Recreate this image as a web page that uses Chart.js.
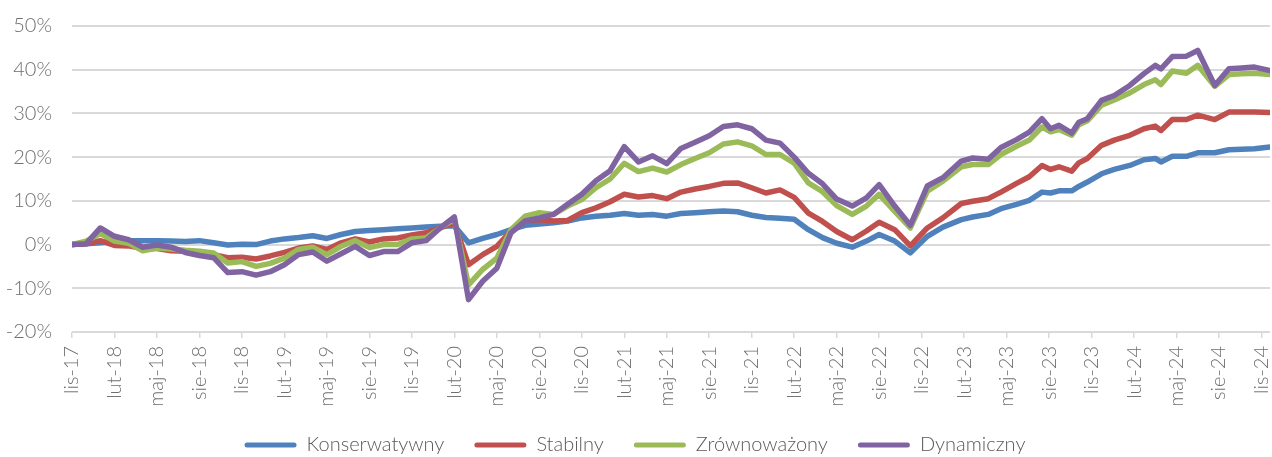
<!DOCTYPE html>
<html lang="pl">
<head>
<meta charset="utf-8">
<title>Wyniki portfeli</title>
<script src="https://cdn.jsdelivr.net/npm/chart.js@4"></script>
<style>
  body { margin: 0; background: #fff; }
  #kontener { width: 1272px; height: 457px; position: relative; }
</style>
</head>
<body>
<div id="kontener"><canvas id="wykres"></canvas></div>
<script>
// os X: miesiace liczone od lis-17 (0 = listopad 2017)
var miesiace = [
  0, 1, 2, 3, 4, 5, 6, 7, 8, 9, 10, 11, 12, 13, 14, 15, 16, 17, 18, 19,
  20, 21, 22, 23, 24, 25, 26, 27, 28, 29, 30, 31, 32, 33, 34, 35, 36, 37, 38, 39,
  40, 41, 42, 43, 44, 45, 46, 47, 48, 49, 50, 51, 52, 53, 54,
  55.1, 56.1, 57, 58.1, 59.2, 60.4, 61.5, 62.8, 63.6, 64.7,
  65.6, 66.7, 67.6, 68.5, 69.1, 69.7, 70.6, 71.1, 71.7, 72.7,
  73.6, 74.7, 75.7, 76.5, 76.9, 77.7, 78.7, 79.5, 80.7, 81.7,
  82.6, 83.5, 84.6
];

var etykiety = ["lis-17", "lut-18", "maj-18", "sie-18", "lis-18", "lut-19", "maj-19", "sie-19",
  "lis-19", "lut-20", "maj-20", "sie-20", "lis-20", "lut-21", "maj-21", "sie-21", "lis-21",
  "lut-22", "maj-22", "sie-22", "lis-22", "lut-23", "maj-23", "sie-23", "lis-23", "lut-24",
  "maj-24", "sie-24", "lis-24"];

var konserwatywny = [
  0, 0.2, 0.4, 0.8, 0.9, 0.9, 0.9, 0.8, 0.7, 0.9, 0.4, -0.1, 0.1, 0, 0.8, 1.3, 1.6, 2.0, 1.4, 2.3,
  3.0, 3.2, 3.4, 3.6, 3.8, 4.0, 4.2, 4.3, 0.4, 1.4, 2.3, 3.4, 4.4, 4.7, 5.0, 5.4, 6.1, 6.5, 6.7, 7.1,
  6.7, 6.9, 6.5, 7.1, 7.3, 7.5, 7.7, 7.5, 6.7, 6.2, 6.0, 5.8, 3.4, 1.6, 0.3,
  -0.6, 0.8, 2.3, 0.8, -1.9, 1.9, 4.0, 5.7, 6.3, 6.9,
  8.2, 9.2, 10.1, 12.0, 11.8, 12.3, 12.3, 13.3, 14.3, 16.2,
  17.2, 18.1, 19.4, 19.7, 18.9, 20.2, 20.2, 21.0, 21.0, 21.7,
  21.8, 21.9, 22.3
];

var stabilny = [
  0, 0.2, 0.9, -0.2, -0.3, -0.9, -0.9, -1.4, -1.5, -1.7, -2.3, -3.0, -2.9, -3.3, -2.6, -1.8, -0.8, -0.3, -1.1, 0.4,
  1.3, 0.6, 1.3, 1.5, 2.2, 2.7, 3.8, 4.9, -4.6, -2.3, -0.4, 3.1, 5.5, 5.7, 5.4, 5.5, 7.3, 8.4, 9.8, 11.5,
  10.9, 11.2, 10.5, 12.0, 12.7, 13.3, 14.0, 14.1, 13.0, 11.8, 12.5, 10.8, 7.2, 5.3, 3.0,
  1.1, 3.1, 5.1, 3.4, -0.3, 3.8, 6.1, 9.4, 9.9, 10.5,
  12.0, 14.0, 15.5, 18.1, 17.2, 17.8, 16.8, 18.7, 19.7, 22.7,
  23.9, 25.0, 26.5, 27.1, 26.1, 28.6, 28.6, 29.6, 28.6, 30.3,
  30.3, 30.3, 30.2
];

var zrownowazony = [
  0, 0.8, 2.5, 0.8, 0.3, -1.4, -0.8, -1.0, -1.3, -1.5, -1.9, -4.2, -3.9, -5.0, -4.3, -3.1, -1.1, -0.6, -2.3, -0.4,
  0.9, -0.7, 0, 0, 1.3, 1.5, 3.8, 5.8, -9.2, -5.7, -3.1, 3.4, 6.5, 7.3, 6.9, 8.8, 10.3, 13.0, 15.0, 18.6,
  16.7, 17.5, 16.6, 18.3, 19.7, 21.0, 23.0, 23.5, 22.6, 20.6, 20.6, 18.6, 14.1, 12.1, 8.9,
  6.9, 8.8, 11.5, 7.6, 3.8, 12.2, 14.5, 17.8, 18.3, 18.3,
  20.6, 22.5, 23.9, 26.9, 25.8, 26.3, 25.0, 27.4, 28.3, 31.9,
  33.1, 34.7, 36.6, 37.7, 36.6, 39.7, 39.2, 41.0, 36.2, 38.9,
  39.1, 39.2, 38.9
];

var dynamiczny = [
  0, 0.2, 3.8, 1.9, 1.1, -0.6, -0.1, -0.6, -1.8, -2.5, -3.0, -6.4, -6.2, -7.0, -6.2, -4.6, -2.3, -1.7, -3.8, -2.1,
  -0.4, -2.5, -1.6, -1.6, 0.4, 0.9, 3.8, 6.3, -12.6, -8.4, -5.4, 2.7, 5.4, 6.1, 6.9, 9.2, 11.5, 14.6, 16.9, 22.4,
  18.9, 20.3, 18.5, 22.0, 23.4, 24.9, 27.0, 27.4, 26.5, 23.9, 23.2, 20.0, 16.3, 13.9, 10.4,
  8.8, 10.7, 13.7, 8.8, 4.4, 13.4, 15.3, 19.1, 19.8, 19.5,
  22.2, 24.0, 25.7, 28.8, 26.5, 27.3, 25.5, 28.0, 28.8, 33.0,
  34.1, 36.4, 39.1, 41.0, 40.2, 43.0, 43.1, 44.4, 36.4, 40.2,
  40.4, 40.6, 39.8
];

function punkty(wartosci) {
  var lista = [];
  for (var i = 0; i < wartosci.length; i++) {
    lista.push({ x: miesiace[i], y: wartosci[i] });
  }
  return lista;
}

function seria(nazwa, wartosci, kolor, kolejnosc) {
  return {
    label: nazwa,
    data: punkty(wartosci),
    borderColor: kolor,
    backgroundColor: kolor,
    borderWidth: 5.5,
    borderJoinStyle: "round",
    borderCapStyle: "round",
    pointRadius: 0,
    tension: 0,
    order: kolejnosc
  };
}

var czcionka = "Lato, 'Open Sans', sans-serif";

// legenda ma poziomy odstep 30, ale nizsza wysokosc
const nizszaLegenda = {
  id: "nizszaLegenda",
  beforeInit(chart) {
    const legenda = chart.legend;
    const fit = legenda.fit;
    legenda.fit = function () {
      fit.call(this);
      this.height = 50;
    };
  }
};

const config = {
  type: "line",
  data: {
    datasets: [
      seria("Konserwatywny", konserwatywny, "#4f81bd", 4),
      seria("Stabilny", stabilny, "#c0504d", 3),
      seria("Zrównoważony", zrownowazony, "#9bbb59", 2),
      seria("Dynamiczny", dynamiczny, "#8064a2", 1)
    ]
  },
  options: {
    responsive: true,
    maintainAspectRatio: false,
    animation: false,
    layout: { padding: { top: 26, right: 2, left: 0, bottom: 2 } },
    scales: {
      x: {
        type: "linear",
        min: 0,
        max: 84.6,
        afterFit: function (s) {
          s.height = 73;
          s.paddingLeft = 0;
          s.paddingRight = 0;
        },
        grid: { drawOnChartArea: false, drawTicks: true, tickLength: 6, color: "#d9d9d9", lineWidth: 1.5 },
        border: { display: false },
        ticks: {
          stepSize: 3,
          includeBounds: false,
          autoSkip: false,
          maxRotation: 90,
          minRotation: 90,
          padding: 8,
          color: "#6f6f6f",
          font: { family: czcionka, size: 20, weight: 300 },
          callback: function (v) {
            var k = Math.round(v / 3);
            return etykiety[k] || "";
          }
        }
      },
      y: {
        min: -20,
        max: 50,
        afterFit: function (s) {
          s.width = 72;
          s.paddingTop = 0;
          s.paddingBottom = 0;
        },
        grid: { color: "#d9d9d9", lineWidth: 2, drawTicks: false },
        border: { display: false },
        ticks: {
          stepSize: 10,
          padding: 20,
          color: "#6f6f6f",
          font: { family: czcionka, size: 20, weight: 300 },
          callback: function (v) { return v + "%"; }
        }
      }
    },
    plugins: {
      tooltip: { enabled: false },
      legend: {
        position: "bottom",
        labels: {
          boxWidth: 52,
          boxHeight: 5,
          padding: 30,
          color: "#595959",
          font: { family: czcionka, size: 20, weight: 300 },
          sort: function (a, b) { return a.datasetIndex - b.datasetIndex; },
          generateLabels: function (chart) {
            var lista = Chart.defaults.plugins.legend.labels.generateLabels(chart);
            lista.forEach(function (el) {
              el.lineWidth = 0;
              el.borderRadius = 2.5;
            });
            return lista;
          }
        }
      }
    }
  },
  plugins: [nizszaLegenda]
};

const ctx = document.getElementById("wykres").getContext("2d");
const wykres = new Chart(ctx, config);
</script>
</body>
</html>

----------------

PROBLEM STATEMENT -> In the material above, find each line that contains the word "this", and select it.

EXPECTED OUTPUT ->
Recreate this image as a web page that uses Chart.js.
      fit.call(this);
      this.height = 50;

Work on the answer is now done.